İnsan nasıl olur da kendisini bu kadar kaybeder?
Beklenildiği gibi tutuklama kararı çıktı.
Ankara Batı Cumhuriyet Başsavcılığı tarafından alınan ifadesinin ardından Ankara Batı Nöbetçi Sulh Ceza Hakimliği'ne çıkarılan Faruk Koca için tutuklama kararı verildi.
Halbuki geçen sene centilmenlik ödülü alan Koca mutluluğunu şu cümlelerle aktarmış:
“Ödülü taşımanın ödül almaktan daha önemli olduğunu düşünüyorum. Bu ödülü almak, bundan sonra atacağımız adımlar ve yapacağımız işlerde bize daha da sorumluluk yüklüyor. Fair Play’in yaygınlaşması adına bir kulüp başkanı olarak elimden geleni yapacağımı söylemek istiyorum…”
Bu yaşanılanı kişilere indirgeyerek değerlendirmemek lâzım.
Patlamaya hazır bir bomba gibi etrafımızda dolanan onlarca insan var.
Toplumsal olarak sevgiyi, barışı, saygıyı içselleştiremiyoruz.
Kin, nefret söylemleri yükseliyor, haksızlıkla mücadele etmeye çalışanlar hor görülüyor, susturuluyor.

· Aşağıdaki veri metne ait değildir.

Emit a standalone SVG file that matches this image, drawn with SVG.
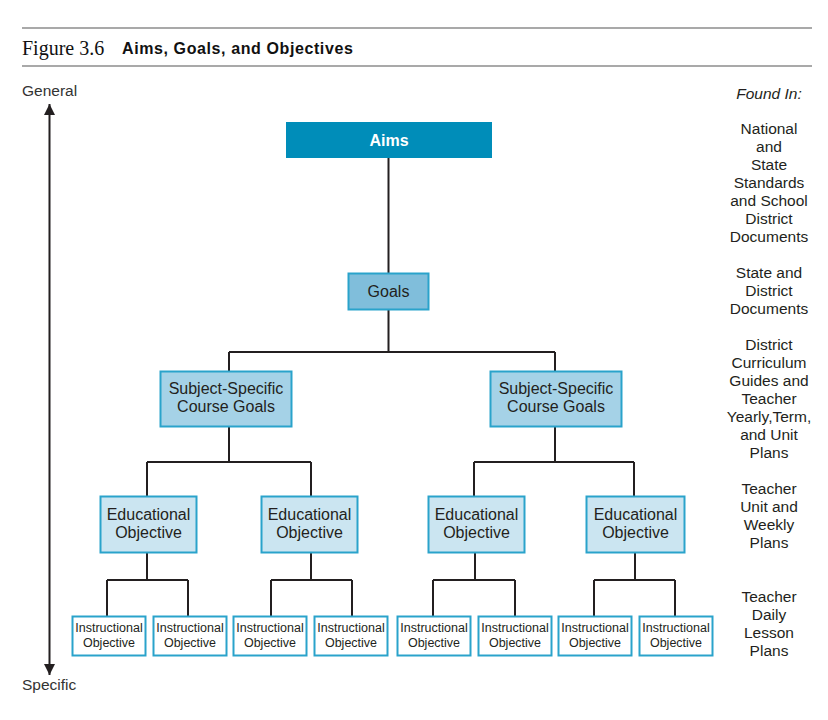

En çok da başarılar çekilemiyor.
Yaşanan olay için uzman psikologların bazı tespitleri var:
İnsanlar artık sık sık psikoza giriyorlar.
Gerçekliği yitiriyorlar, zihinler karışıyor ve karşılarındakileri öfkelerinin, nefretlerinin nesnesine dönüştürüp, saldırıyorlar…
***
Dünyaya kendimizi bir de bu şekilde tanıtmış olduk.
James Joyce’nin dediği gibi:
“Ülkeyi değiştirmek olanaksız. Gel konuyu değiştirelim.”